Cybersecurity, IT services, and digital sovereignty

From a cybersecurity and IT services perspective, Pankit Desai, Co-Founder and CEO of Sequretek, highlighted the Budget’s focus on strengthening India’s digital economy and attracting capital.

Key measures such as raising the safe harbour limit to ₹2,000 crore for IT and ITES companies and expanding thresholds for overseas transactions were seen as reducing transfer-pricing disputes and compliance risk. The proposed tax holiday for foreign cloud companies setting up data centres in India was also viewed as a strong signal supporting India’s ambition to become a global GCC and cloud infrastructure hub — with implications for technological sovereignty.

The STT flashpoint

Despite broad alignment on long-term goals, the sharp increase in STT on futures and options — 150% on futures premium and 50% on options premium — has emerged as the most controversial measure.
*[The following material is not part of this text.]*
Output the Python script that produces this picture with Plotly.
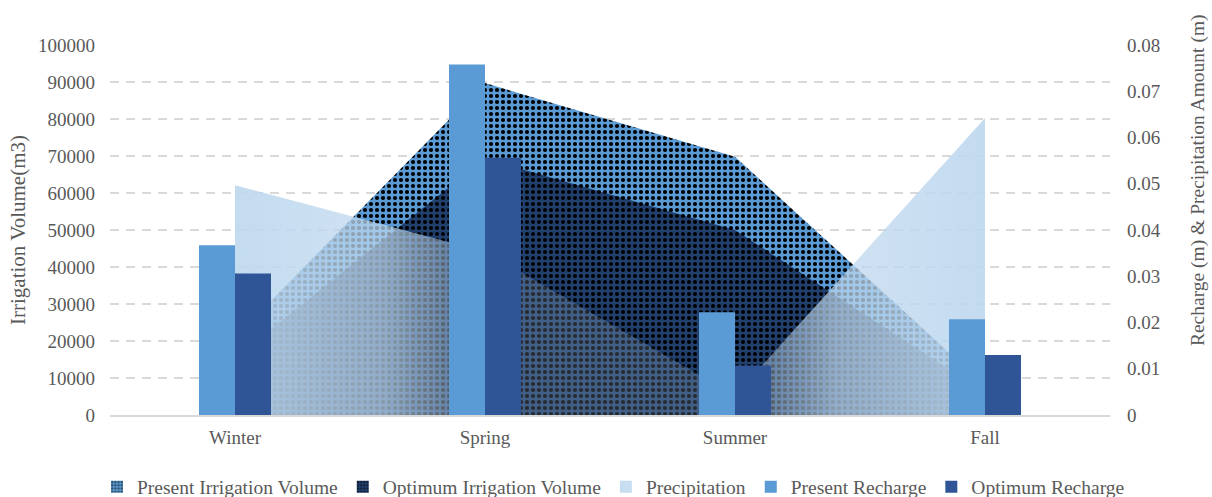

Keith warned that while the government’s intent to curb retail losses in derivatives markets is understandable, raising transaction costs may be the wrong lever. Higher costs risk driving away large volume players, shrinking liquidity, and impairing overall market functioning.

The concern is not speculative excess alone, but collateral damage to market depth — an outcome that could ultimately hurt retail participants as well.

A Budget built for the long game

Overall, industry reaction suggests that Union Budget 2026 is architected for long-term capability building rather than short-term stimulus. Its success will depend less on announcements and more on execution — and on whether market-side frictions introduced along the way can be corrected without undermining confidence.